A atriz Leona Jhovs também foi premiada com o curta Modelo Morto, Modelo Vivo, em que interpreta a protagonista Manuela, além de dirigir e também assinar junto o roteiro, e conta a história ficcional uma mulher trans, artista, que ao frequentar uma oficina de modelo vivo, desperta para sua própria beleza e potência, mesmo tendo que enfrentar dificuldades cotidianas. Entre os prêmios do curta, estão: Prêmio de Melhor Atriz na mostra Suzy Capó do VI Festival Internacional de Cinema da Diversidade Sexual e de Gênero de Goiás e Melhor filme LGBT do Sweden Film Awards.
As premiações não param em atores e atrizes. A roteirista e diretora Gautier Lee, de Desvirtude, foi a primeira pessoa negra e pessoa trans a ganhar prêmio de Melhor Filme por Júri Popular na Mostra Nacional do Festival de Cinema de Gramado, em 2021. O curta conta a história de Kenia, vítima de injúria racial, que precisa lidar com a repercussão do acontecimento na universidade.
Em 2020, o ator Daniel Veiga, que também é roteirista, dramaturgo e diretor teatral, ganhou o Kikito no Festival de Cinema de Gramado e em 2021 o Araibu no IV Festival de Cinema do Vale do Jaguaribe como Melhor Ator no curta Você Tem Olhos Tristes de Diogo Leite.
No país que mais mata a população transvestigênere em todo o mundo, essa é a representatividade que nos importa: nos vermos nas telinhas e telonas e sermos premiados pela nossa criatividade e talento no audiovisual.
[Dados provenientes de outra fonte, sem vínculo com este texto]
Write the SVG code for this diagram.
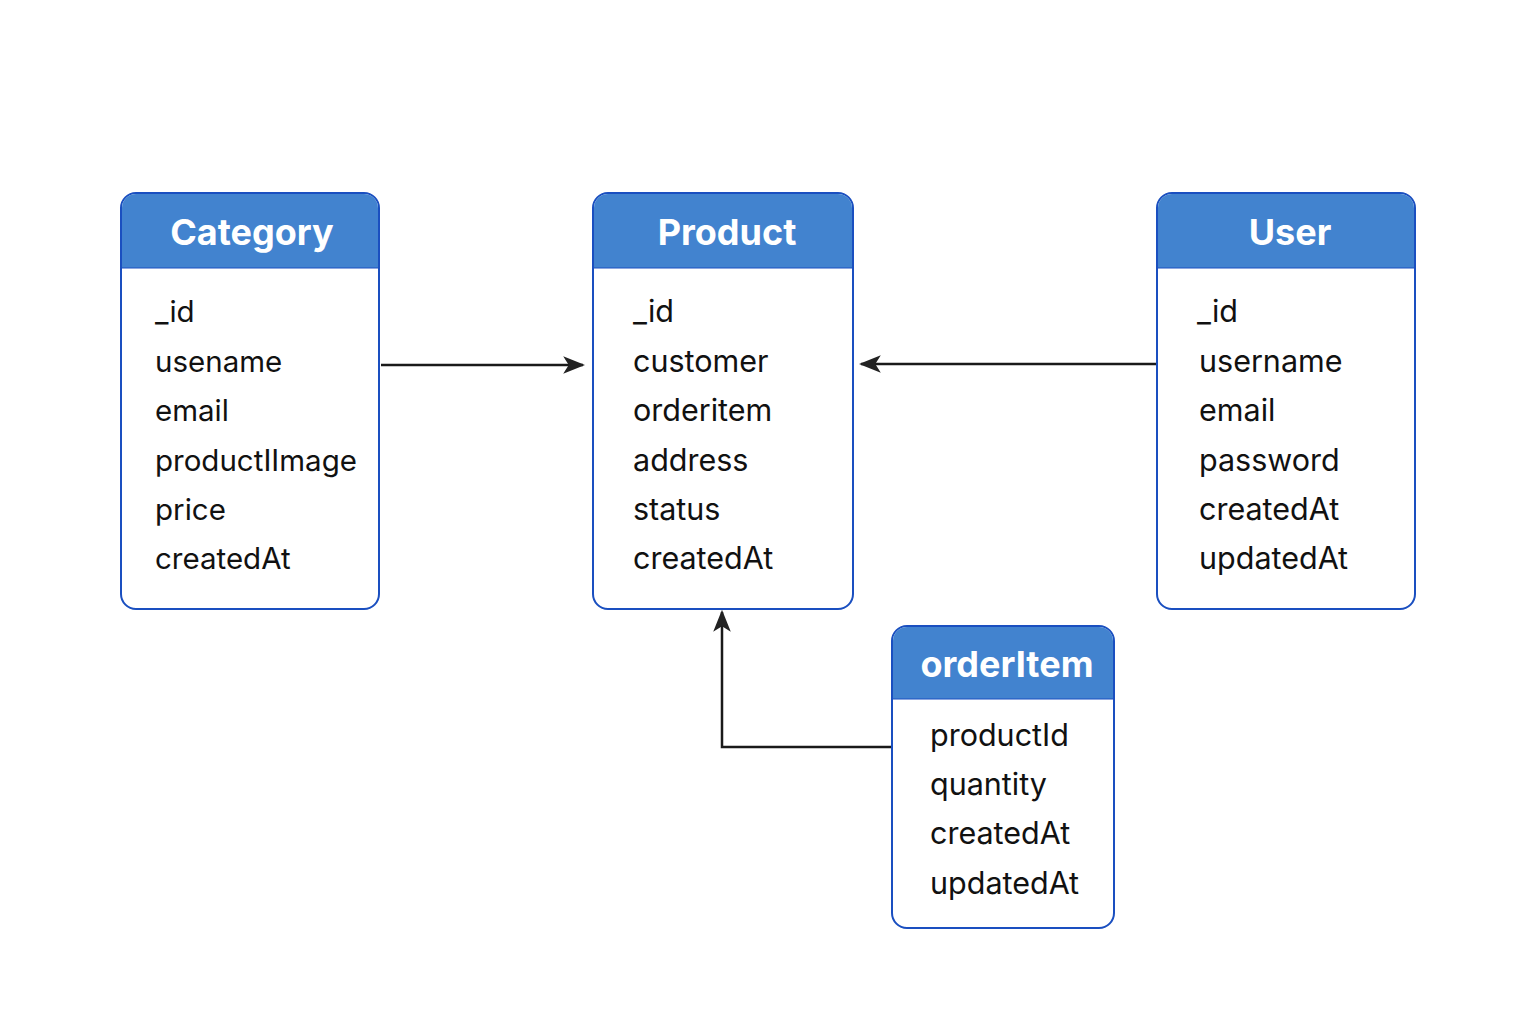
<svg xmlns="http://www.w3.org/2000/svg" width="1536" height="1024" viewBox="0 0 1536 1024">
<style>
.box{fill:#fff;stroke:#1a4fc0;stroke-width:2}
.hdr{fill:#4283cf}
.title{font-family:Inter,"Liberation Sans",sans-serif;font-weight:700;font-size:36px;fill:#fff;text-anchor:middle}
.f{font-family:Inter,"Liberation Sans",sans-serif;font-size:30.5px;fill:#111}
.fc{font-size:29.5px}
.c{fill:none;stroke:#1a1a1a;stroke-width:2.5}
</style>
<defs>
<marker id="ah2" viewBox="0 0 20 20" refX="18" refY="10" markerWidth="22" markerHeight="22" markerUnits="userSpaceOnUse" orient="auto">
<path d="M0,2 L20,10 L0,18 L5,10 Z" fill="#222"/>
</marker>
</defs>
<rect width="1536" height="1024" fill="#fff"/>
<g id="connectors">
<line class="c" x1="381" y1="365" x2="583" y2="365" marker-end="url(#ah2)"/>
<line class="c" x1="1157" y1="364" x2="861" y2="364" marker-end="url(#ah2)"/>
<polyline class="c" points="892,747 722,747 722,612" marker-end="url(#ah2)"/>
</g>
<g id="category">
<rect class="box" x="121" y="193" width="258" height="416" rx="15"/>
<path class="hdr" d="M136,194 H364 A14,14 0 0 1 378,208 V268 H122 V208 A14,14 0 0 1 136,194 Z"/>
<line x1="122" y1="268" x2="378" y2="268" stroke="#1a4fc0" stroke-width="1"/>
<text class="title" x="252" y="245">Category</text>
<text class="f fc" x="155" y="322">_id</text>
<text class="f fc" x="155" y="372">usename</text>
<text class="f fc" x="155" y="421">email</text>
<text class="f fc" x="155" y="471">productIImage</text>
<text class="f fc" x="155" y="520">price</text>
<text class="f fc" x="155" y="569">createdAt</text>
</g>
<g id="product">
<rect class="box" x="593" y="193" width="260" height="416" rx="15"/>
<path class="hdr" d="M608,194 H838 A14,14 0 0 1 852,208 V268 H594 V208 A14,14 0 0 1 608,194 Z"/>
<line x1="594" y1="268" x2="852" y2="268" stroke="#1a4fc0" stroke-width="1"/>
<text class="title" x="727" y="245">Product</text>
<text class="f" x="633" y="322">_id</text>
<text class="f" x="633" y="372">customer</text>
<text class="f" x="633" y="421">orderitem</text>
<text class="f" x="633" y="471">address</text>
<text class="f" x="633" y="520">status</text>
<text class="f" x="633" y="569">createdAt</text>
</g>
<g id="user">
<rect class="box" x="1157" y="193" width="258" height="416" rx="15"/>
<path class="hdr" d="M1172,194 H1400 A14,14 0 0 1 1414,208 V268 H1158 V208 A14,14 0 0 1 1172,194 Z"/>
<line x1="1158" y1="268" x2="1414" y2="268" stroke="#1a4fc0" stroke-width="1"/>
<text class="title" x="1290" y="245">User</text>
<text class="f" x="1197" y="322">_id</text>
<text class="f" x="1199" y="372">username</text>
<text class="f" x="1199" y="421">email</text>
<text class="f" x="1199" y="471">password</text>
<text class="f" x="1199" y="520">createdAt</text>
<text class="f" x="1199" y="569">updatedAt</text>
</g>
<g id="orderItem">
<rect class="box" x="892" y="626" width="222" height="302" rx="15"/>
<path class="hdr" d="M907,627 H1099 A14,14 0 0 1 1113,641 V699 H893 V641 A14,14 0 0 1 907,627 Z"/>
<line x1="893" y1="699" x2="1113" y2="699" stroke="#1a4fc0" stroke-width="1"/>
<text class="title" x="1007" y="677">orderItem</text>
<text class="f" x="930" y="746">productId</text>
<text class="f" x="930" y="795">quantity</text>
<text class="f" x="930" y="844">createdAt</text>
<text class="f" x="930" y="894">updatedAt</text>
</g>
</svg>
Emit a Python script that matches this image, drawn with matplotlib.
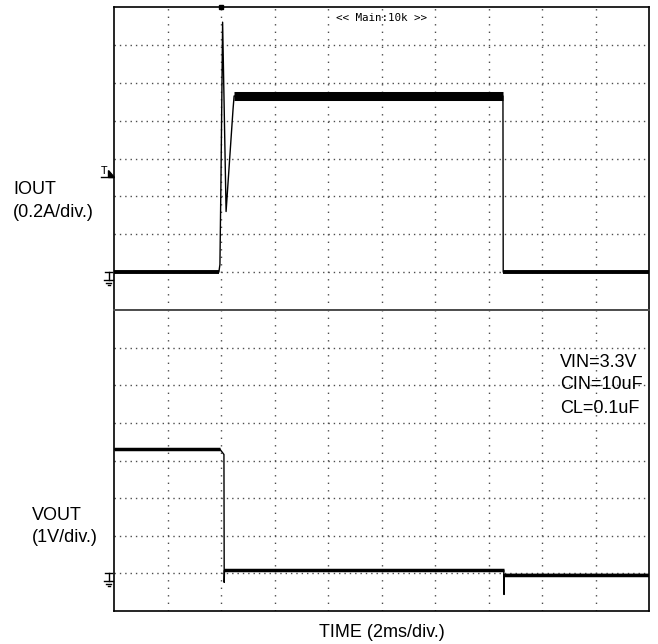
import matplotlib
matplotlib.use("Agg")
import matplotlib.pyplot as plt
import numpy as np
from matplotlib.lines import Line2D
from matplotlib.patches import Polygon
from matplotlib.transforms import IdentityTransform, blended_transform_factory

plt.rcParams['font.family'] = ['Liberation Sans', 'DejaVu Sans']

# IOUT trace, time in ms, current in A (0.2A/div)
t_iout = [0, 3.92, 3.96, 4.00, 4.06, 4.19, 4.45, 4.49, 14.54, 14.55, 20]
iout = [0, 0, 0.04, 0.50, 1.32, 0.32, 0.86, 0.93, 0.93, 0, 0]

# VOUT trace, time in ms, voltage in V (1V/div)
t_vout = [0, 3.96, 4.11, 4.12, 4.13, 14.57, 14.58, 14.59, 20]
vout = [3.30, 3.30, 3.16, -0.24, 0.08, 0.08, -0.56, -0.03, -0.03]

trig_t = 4.0
trig_level = 0.5
notes = ["VIN=3.3V", "CIN=10uF", "CL=0.1uF"]

W, H = 658, 644
L, R = 114, 649
T, M, B = 7, 310, 611

fig = plt.figure(figsize=(W / 100, H / 100), dpi=100)
ax1 = fig.add_axes([L / W, 1 - M / H, (R - L) / W, (M - T) / H])
ax2 = fig.add_axes([L / W, 1 - B / H, (R - L) / W, (B - M) / H])

ax1.set_xlim(0, 20)
ax1.set_ylim(-0.2, 1.4)
ax2.set_xlim(0, 20)
ax2.set_ylim(-1, 7)


def scope_grid(ax):
    x0, x1 = ax.get_xlim()
    y0, y1 = ax.get_ylim()
    xs = np.linspace(x0, x1, 11)[1:-1]
    ys = np.linspace(y0, y1, 9)[1:-1]
    ax.vlines(xs, y0, y1, colors='0.3', lw=1.0, linestyles=(0, (1, 4.4)))
    ax.hlines(ys, x0, x1, colors='0.3', lw=1.0, linestyles=(0, (1, 2.85)))
    ax.set_xticks([])
    ax.set_yticks([])
    for s in ax.spines.values():
        s.set_linewidth(1.2)
        s.set_color('k')


def ground_mark(ax):
    yz = ax.transData.transform((0, 0))[1]
    segs = [((105, 112), (yz, yz)), ((108.5, 108.5), (yz, yz - 8)),
            ((104, 113), (yz - 8, yz - 8)), ((106, 111), (yz - 10.5, yz - 10.5)),
            ((107.5, 109.5), (yz - 13, yz - 13))]
    for xs, ys in segs:
        fig.add_artist(Line2D(xs, ys, color='k', lw=1.0, transform=IdentityTransform()))


scope_grid(ax1)
scope_grid(ax2)
ax1.spines['bottom'].set_color('0.3')
ax2.spines['top'].set_color('0.3')
ax1.spines['bottom'].set_linewidth(1.4)
ax2.spines['top'].set_linewidth(1.4)

# IOUT
ax1.plot(t_iout, iout, color='k', lw=1.0)
ax1.plot(t_iout[:2], iout[:2], color='k', lw=2.8, solid_capstyle='butt')
ax1.plot(t_iout[7:9], iout[7:9], color='k', lw=6.5, solid_capstyle='butt')
ax1.plot(t_iout[9:], iout[9:], color='k', lw=2.8, solid_capstyle='butt')

# VOUT
ax2.plot(t_vout, vout, color='k', lw=1.0)
ax2.plot(t_vout[:2], vout[:2], color='k', lw=2.5, solid_capstyle='butt')
ax2.plot(t_vout[4:6], vout[4:6], color='k', lw=2.5, solid_capstyle='butt')
ax2.plot(t_vout[7:], vout[7:], color='k', lw=2.5, solid_capstyle='butt')

# trigger markers
ax1.plot([trig_t], [1], transform=blended_transform_factory(ax1.transData, ax1.transAxes),
         marker='s', ms=2.5, color='k', clip_on=False)
yt = ax1.transData.transform((0, trig_level))[1]
fig.add_artist(Line2D((101, 113), (yt, yt), color='k', lw=1.0, transform=IdentityTransform()))
fig.add_artist(Polygon([(108, yt + 7), (108, yt), (114, yt)], closed=True, color='k',
                       transform=IdentityTransform()))
fig.text(104.5 / W, (yt + 1.0) / H, 'T', family='DejaVu Sans Mono', fontsize=8,
         ha='center', va='bottom')

ground_mark(ax1)
ground_mark(ax2)

fs = 13
fig.text(13 / W, 1 - 194 / H, 'IOUT', fontsize=fs, va='baseline')
fig.text(13 / W, 1 - 217 / H, '(0.2A/div.)', fontsize=fs, va='baseline')
fig.text(32 / W, 1 - 520 / H, 'VOUT', fontsize=fs, va='baseline')
fig.text(32 / W, 1 - 542 / H, '(1V/div.)', fontsize=fs, va='baseline')
fig.text((L + R) / 2 / W, 1 - 637 / H, 'TIME (2ms/div.)', fontsize=fs, ha='center', va='baseline')
for txt, yb in zip(notes, [367, 389, 413]):
    fig.text(560 / W, 1 - yb / H, txt, fontsize=fs, va='baseline')
fig.text(336 / W, 1 - 18 / H, '<< Main:10k >>', family='DejaVu Sans Mono', fontsize=7.8,
         va='center')

fig.savefig('out.png', dpi=100)
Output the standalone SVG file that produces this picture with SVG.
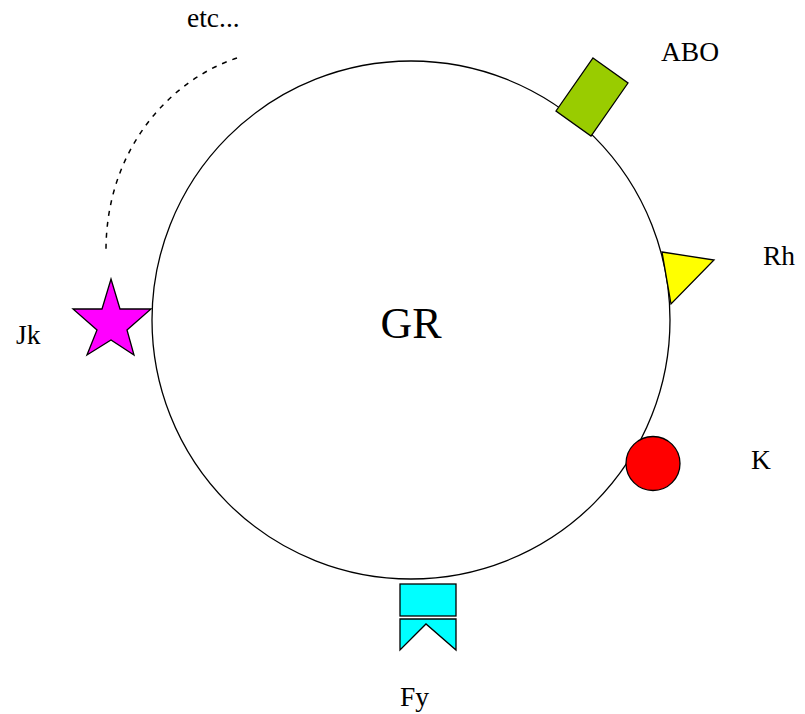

Para esse mês da Visibilidade Trans, o pedido é também um grito: que as notícias de “primeira pessoa trans” a fazer algo acabem e que nossas vitórias possam ser mais frequentes.
* Caê Vasconcelos é homem trans, bissexual, jornalista e cria da periferia zona norte da cidade de São Paulo. É autor do livro-reportagem Transresistência: Pessoas trans no mercado de trabalho (Dita Livros) e repórter especializado na editora LGBT+. Foi repórter da Ponte Jornalismo de 2017 a 2021.